Andy Reid somehow went to work today. He somehow went to work just 24 hours after burying his oldest son, Garrett, who apparently lost a battle with drug addiction.

He tried to steer the conversation toward football. When he took the podium, he thanked the team, media and fans for the outpouring of support, which he said was humbling (a word he used a lot). After that, he listed the injuries and then, as usual, handed time over to the media.

Sitting at my computer, I cringed as this ball of unfortunate was now in the hands of one of the most overzealous groups of reporters in sports. For the most part, though, the questions hurled at Reid – all but one was related to Garrett – were fair and respectful. There were two WTFs that we’ll get to a minute, but here's some of what an emotioinal Reid said. Context isn’t needed.

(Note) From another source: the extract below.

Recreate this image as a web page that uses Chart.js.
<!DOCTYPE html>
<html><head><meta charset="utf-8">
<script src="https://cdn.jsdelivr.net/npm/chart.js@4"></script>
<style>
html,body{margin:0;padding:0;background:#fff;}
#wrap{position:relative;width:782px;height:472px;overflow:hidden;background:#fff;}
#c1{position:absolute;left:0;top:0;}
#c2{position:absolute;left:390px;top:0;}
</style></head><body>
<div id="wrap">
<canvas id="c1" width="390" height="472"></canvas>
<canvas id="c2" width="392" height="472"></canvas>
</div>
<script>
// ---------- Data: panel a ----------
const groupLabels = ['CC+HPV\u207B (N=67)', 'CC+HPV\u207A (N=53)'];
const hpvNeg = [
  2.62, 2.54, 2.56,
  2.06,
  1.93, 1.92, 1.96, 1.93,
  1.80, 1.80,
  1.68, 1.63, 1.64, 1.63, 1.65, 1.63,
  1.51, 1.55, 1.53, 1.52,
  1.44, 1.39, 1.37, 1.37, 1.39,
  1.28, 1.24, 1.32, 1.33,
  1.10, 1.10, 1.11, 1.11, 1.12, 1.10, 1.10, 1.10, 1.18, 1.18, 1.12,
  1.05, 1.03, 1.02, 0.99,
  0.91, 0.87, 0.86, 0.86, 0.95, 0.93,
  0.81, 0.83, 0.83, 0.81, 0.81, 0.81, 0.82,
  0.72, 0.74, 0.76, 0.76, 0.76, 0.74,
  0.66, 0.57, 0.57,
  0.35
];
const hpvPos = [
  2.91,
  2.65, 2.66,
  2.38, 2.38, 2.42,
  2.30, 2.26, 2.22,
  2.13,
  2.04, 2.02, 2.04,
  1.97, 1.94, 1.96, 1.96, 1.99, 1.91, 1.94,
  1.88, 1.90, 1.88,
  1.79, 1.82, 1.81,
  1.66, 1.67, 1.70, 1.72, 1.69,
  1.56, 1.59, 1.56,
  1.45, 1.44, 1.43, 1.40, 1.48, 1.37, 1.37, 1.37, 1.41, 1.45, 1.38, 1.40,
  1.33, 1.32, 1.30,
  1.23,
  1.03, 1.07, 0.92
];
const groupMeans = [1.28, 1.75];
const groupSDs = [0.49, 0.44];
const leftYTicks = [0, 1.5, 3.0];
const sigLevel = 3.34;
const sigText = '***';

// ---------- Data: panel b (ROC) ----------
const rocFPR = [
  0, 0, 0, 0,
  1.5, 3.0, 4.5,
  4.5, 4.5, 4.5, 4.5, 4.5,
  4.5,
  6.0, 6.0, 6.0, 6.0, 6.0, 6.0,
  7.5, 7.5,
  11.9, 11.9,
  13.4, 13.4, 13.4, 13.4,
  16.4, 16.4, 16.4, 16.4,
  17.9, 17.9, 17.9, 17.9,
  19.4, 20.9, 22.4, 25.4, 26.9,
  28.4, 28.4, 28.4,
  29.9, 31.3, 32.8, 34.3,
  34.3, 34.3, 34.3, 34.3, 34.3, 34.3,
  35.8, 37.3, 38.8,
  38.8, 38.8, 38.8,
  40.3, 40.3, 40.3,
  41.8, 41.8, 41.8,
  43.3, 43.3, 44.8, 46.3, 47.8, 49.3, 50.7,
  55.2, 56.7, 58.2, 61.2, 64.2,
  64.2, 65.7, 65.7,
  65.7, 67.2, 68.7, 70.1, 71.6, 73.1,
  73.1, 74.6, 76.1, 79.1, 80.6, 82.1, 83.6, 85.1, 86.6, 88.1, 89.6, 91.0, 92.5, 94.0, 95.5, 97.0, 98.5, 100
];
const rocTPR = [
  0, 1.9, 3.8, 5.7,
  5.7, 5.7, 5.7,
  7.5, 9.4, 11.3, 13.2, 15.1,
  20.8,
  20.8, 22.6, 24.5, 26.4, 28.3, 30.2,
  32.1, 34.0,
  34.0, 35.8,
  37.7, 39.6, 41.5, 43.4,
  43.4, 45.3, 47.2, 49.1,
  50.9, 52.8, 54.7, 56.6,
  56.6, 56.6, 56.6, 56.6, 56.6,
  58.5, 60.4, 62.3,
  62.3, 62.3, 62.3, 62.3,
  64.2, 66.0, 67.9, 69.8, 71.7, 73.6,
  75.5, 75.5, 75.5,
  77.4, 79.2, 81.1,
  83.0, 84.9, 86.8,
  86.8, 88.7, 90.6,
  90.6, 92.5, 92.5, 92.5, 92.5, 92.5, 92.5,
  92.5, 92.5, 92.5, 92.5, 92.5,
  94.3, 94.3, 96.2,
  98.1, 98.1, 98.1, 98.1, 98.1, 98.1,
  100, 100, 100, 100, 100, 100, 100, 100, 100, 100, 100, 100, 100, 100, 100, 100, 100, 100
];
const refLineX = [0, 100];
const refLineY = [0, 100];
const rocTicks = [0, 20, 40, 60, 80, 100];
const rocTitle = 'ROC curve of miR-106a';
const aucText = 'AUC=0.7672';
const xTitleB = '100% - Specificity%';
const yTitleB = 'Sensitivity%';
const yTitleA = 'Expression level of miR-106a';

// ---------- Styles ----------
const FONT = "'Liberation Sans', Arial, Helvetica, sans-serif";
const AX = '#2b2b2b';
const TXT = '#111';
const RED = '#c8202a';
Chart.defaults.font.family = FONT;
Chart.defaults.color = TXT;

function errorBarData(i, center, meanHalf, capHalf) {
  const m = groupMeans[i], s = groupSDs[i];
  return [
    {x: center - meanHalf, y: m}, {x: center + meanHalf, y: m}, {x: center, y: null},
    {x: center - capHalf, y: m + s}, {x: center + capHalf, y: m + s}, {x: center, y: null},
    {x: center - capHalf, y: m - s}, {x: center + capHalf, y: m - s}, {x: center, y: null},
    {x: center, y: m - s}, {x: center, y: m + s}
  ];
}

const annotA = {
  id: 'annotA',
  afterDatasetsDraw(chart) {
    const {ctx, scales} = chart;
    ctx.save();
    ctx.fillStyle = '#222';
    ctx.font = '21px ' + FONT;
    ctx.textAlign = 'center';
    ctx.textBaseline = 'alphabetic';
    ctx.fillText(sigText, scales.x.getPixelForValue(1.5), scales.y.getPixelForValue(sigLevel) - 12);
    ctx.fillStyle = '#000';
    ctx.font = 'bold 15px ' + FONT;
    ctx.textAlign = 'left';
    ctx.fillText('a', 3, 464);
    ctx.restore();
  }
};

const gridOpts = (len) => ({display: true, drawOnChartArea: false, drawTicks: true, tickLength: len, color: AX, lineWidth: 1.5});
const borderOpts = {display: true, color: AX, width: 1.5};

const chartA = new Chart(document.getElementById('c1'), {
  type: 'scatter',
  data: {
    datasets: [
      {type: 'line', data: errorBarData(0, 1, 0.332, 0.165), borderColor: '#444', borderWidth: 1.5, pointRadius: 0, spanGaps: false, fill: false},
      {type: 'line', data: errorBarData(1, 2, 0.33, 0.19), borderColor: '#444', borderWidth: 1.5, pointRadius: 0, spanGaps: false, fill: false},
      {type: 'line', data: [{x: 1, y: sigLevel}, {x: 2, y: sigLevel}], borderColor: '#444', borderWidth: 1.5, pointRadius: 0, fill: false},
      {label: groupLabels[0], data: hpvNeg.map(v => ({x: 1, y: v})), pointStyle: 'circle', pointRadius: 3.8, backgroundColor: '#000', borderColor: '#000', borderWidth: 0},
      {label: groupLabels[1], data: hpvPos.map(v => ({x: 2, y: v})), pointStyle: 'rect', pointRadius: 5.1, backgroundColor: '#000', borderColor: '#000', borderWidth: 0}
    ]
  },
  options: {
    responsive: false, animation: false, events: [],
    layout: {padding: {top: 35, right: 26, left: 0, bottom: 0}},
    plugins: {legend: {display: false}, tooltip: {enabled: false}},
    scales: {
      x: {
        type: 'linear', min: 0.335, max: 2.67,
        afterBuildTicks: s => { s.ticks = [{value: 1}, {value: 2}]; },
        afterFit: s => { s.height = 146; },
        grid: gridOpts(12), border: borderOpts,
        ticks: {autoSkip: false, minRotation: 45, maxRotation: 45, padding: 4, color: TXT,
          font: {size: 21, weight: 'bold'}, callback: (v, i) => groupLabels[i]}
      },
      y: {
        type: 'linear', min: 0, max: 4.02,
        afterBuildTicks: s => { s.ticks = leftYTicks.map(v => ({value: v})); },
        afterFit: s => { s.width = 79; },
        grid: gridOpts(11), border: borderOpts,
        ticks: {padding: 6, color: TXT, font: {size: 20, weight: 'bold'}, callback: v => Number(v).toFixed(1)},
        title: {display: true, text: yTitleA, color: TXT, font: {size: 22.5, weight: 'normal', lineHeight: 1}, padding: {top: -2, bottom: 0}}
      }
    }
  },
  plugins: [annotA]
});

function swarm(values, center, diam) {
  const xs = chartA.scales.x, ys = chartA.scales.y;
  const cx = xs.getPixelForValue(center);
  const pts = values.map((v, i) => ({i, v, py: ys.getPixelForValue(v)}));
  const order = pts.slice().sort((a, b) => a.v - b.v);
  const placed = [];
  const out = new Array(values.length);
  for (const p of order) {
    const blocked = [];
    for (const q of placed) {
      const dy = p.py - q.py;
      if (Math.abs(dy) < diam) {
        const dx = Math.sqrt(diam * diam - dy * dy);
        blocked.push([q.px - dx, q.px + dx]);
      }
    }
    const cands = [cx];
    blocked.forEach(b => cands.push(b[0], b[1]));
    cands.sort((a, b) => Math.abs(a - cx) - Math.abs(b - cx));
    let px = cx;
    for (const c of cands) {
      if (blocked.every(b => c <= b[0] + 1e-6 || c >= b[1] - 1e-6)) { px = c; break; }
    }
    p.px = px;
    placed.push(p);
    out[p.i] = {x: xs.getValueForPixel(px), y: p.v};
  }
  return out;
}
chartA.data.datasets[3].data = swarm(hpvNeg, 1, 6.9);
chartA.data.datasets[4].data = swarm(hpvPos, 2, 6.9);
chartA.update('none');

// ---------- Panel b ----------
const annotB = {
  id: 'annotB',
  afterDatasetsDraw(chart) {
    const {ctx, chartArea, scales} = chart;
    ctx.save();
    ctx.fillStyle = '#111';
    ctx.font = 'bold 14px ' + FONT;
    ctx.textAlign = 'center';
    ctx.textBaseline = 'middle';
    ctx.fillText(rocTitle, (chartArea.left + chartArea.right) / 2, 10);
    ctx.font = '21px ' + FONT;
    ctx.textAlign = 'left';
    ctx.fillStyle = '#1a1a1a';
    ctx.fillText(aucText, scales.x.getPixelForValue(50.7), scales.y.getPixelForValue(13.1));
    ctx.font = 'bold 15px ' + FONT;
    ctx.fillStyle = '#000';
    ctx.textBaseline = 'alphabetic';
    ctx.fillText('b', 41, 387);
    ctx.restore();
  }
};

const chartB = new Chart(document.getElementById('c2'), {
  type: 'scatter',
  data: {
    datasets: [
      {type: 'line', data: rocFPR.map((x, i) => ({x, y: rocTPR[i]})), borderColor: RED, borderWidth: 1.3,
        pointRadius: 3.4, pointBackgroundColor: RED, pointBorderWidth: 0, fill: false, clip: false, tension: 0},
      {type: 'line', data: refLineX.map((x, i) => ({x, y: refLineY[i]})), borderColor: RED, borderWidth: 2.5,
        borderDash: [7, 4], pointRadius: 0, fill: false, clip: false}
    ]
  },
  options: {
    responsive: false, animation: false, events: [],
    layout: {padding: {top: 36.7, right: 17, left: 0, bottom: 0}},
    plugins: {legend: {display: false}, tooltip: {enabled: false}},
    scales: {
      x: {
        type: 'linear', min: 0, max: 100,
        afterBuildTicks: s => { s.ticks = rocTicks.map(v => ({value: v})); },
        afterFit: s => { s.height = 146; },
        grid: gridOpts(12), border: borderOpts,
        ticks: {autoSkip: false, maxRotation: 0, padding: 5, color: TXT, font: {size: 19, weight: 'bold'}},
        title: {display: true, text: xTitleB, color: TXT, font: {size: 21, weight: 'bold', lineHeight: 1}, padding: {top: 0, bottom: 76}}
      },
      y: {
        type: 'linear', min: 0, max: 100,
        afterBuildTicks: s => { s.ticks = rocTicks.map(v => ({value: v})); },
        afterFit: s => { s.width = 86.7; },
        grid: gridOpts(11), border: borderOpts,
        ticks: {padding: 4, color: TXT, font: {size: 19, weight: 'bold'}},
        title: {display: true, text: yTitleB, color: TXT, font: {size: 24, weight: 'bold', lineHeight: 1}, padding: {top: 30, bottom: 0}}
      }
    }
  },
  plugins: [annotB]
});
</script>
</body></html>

“Alright. I’m a humble man standing before you. Very humble man. I’m humble because of the outpouring. Not only from the media, but from our football team, the fans. It was unbelievable. Unbelievable. I’m not sure you ever think that many people care, not that you go in that direction, but it’s a very humbling feeling, and I know my soon would feel the same. I think that’s about all I can say on that part and keep all that together.”


“It’s a sad situation. It’s one that my son’s been battling for a number of years. Our family’s been battling. That doesn’t mean you stop loving your son. That’s not what you do. So, you love them. I know a lot of families deal with this type of thing and, you know, it’s just a sad situation. Sad situation. On the other part of that, I praise my heavenly father of the support and the strength he’s given me to be able to work through this, and my family and my football family. That includes the National Football League, includes everybody in the National Football League [Roger Goodell, Bill Belichick, Mike Holmgren and many others from around the league were at Garrett’s funeral yesterday]. Includes you guys and ladies [in the media]. I know coming back and coaching is the right thing to do. I know my son wouldn’t have wanted it any other way.” 

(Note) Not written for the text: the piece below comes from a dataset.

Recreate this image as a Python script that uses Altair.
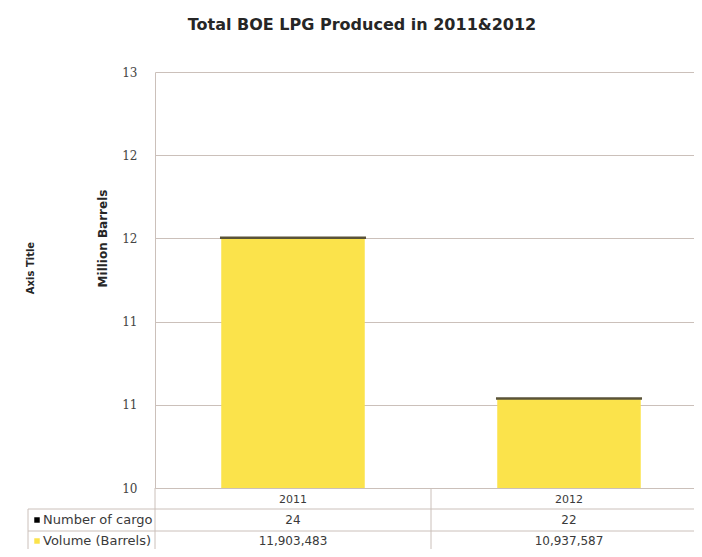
import altair as alt
import pandas as pd

# ---- data ----
years = ["2011", "2012"]
volume = [11903483, 10937587]          # Volume (Barrels)
cargo = [24, 22]                       # Number of cargo
series_names = ["Number of cargo", "Volume (Barrels)"]
series_colors = ["#000000", "#FBE34B"]
y_ticks = [10400000, 10900000, 11400000, 11900000, 12400000, 12900000]
title_text = "Total BOE LPG Produced in 2011&2012"
y_title = "Million Barrels"
extra_title = "Axis Title"

W, H = 539, 416
X_RANGE = 552
GRID = "#cbc0ba"
FONT = "DejaVu Sans"
TXT = "#3a3a3a"
P_IN, P_OUT = 0.48, 0.24

df = pd.DataFrame({"year": years, "volume": volume, "cargo": cargo})
one = pd.DataFrame({"k": [0]})

xscale = alt.Scale(domain=years, range=[0, X_RANGE], paddingInner=P_IN, paddingOuter=P_OUT)
yscale = alt.Scale(domain=[y_ticks[0], y_ticks[-1]], zero=False, nice=False)

x_axis = alt.Axis(title=None, labelAngle=0, ticks=False, domainColor=GRID,
                  labelPadding=5, labelFont=FONT, labelFontSize=11,
                  labelColor=TXT, grid=False)
y_axis = alt.Axis(values=y_ticks,
                  labelExpr="format(datum.value / 1000000, '.0f')",
                  ticks=False, labelPadding=18, domainColor=GRID,
                  gridColor=GRID, labelFont="DejaVu Serif", labelFontSize=12,
                  labelColor="#444444", title=y_title, titleX=-53, titleY=166,
                  titleAngle=270, titleBaseline="middle", titleFont=FONT,
                  titleFontSize=12, titleFontWeight="bold", titleColor="#262626")

X = alt.X("year:N", scale=xscale, axis=x_axis)

base = alt.Chart(df)

bars = base.mark_bar(clip=True, color=series_colors[1]).encode(
    x=X,
    y=alt.Y("volume:Q", scale=yscale, axis=y_axis),
)

cargo_bar = base.transform_calculate(top="datum.volume + datum.cargo").mark_bar(
    color=series_colors[0], stroke="#5a5338", strokeWidth=2.5
).encode(
    x=X,
    y=alt.Y("volume:Q", scale=yscale, axis=y_axis),
    y2="top:Q",
)

# table column separators at the start of each category step
step = X_RANGE / len(years)
seps = base.mark_rule(color=GRID, strokeWidth=1, xOffset=-(P_IN / 2) * step).encode(
    x=alt.X("year:N", scale=xscale, axis=x_axis, bandPosition=0),
    y=alt.value(H), y2=alt.value(H + 61),
)

row_y = [H + 32, H + 53]
layers = [bars, cargo_bar, seps]

# horizontal table lines and left border
for yy in [H + 21, H + 43]:
    layers.append(alt.Chart(one).mark_rule(color=GRID).encode(
        x=alt.value(-127), x2=alt.value(560), y=alt.value(yy)))
layers.append(alt.Chart(one).mark_rule(color=GRID).encode(
    x=alt.value(-127), y=alt.value(H + 21), y2=alt.value(H + 61)))

# row labels with legend keys
for i, (name, col) in enumerate(zip(series_names, series_colors)):
    sd = pd.DataFrame({"series": [name]})
    layers.append(alt.Chart(sd).mark_square(size=30, color=col, opacity=1).encode(
        x=alt.value(-118), y=alt.value(row_y[i])))
    layers.append(alt.Chart(sd).mark_text(align="left", baseline="middle",
                                          font=FONT, fontSize=13, color=TXT).encode(
        x=alt.value(-112), y=alt.value(row_y[i]), text="series:N"))

# table values
layers.append(base.mark_text(baseline="middle", font=FONT, fontSize=12, color=TXT).encode(
    x=X, y=alt.value(row_y[0]), text=alt.Text("cargo:Q", format=",")))
layers.append(base.mark_text(baseline="middle", font=FONT, fontSize=12, color=TXT).encode(
    x=X, y=alt.value(row_y[1]), text=alt.Text("volume:Q", format=",")))

# titles
layers.append(alt.Chart(pd.DataFrame({"t": [title_text]})).mark_text(
    align="center", baseline="middle", font=FONT, fontSize=16, fontWeight="bold",
    color="#262626").encode(x=alt.value(207), y=alt.value(-47), text="t:N"))
layers.append(alt.Chart(pd.DataFrame({"t": [extra_title]})).mark_text(
    align="center", baseline="middle", font=FONT, fontSize=10, fontWeight="bold",
    angle=270, color="#262626").encode(x=alt.value(-124), y=alt.value(196), text="t:N"))

chart = alt.layer(*layers).properties(
    width=W, height=H,
    padding={"left": 147, "top": 64, "right": 0, "bottom": 61},
    autosize=alt.AutoSizeParams(type="none"),
    background="white",
).configure_view(stroke=None)

chart.save("out.html", embed_options={"renderer": "svg", "actions": False})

“So, with that, I move on and we’ll talk about the injuries.” 

“Those earthly emotions that you have, you deal with those. So you deal with the good and the bad. You remember the smiles, you remember the cries. So you deal with that. That’s part of life, you know? That’s part of life. I always tell the players, there are kind of four things you go about in life and how you approach it. One of them is eliminating distractions, the other one is creating energy. You fear nothing and you attack everything. That’s kind of how you go about life. Life’s going to throw you curveballs, you understand that. All of us. And you’re not going to bail. You’re going to stand in there and you’re going to keep swinging. And I think that’s very important.”

“Garrett’s always been that way since he was a kid. If there was a kid with a problem, he was always putting his arm around that kid and taking care of them. He cared about people and he just got caught up in a bad situation, man. Just terrible situation that effects a lot of people in this country. It’s like fighting a grizzly bear. It’s hard to win. It’s hard to win that.” 

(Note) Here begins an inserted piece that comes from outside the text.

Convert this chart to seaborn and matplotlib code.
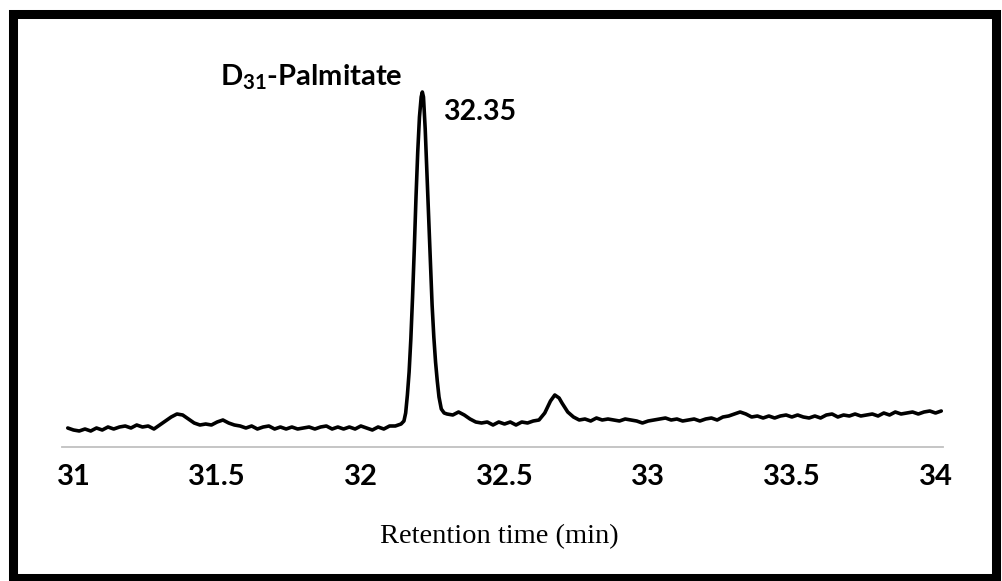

There was much more from Reid, who answered many questions relating to how he was dealing with the situation. His voice cracked a few times (as you can see in the video), but he kept it together. He kept it together even when an idiot(s?) asked him the following questions:

In the statement, you talk about the long, eight-year struggle your family had been through with Garrett and concluded he had lost his battle to this demon of drug addiction. Where do you get that information from? Is that from the coroner or somebody else in authority? 

Reid: “Well listen, I’m not going to get into all that. I’m going to let all that takes its course. I mentioned what I mentioned.”

I’m not sure who, on the day after a father buries his son, with whom he was seemingly quite close, asks a question about where he got the information about the death from. I get that a concrete answer is needed to report something accurately, but questioning a father about his source on the cause of his son’s death is beyond offensive. It’s also very stupid.

Next, from what sounded like the same person, but I’m not sure at this point:

Andy, you often look at good things that sometimes arise out of tragedies like this [editor’s note: good point, we’ll assume he’s going in the direction of speaking out against drugs or Garrett’s death being a scared-straight situation for Britt Reid, who also has had his struggles with drugs] … do you feel this might somehow become a rallying point for the team? When things are tough, do it for Garrett?  

Fuck. No. He went the other way. He asked a win-one-for-Garrett question three days after Reid's son just died. Amazing.

I have a guess as to who asked that question and the other one, but I won’t speculate. Andy, however, should never answer a question from the person again. It was dumb, unnecessary and highly offensive. Rallying point? What the fuck is wrong with you? That’s the greatest positive to take out of this– winning some football games? Not bringing Reid’s family closer together, helping others who’ve battled addiction, or something else, you know, meaningful? Unbelievable. 

Anyway, Reid never wavered. He answered every question, at times struggling to keep it together, and went back to work.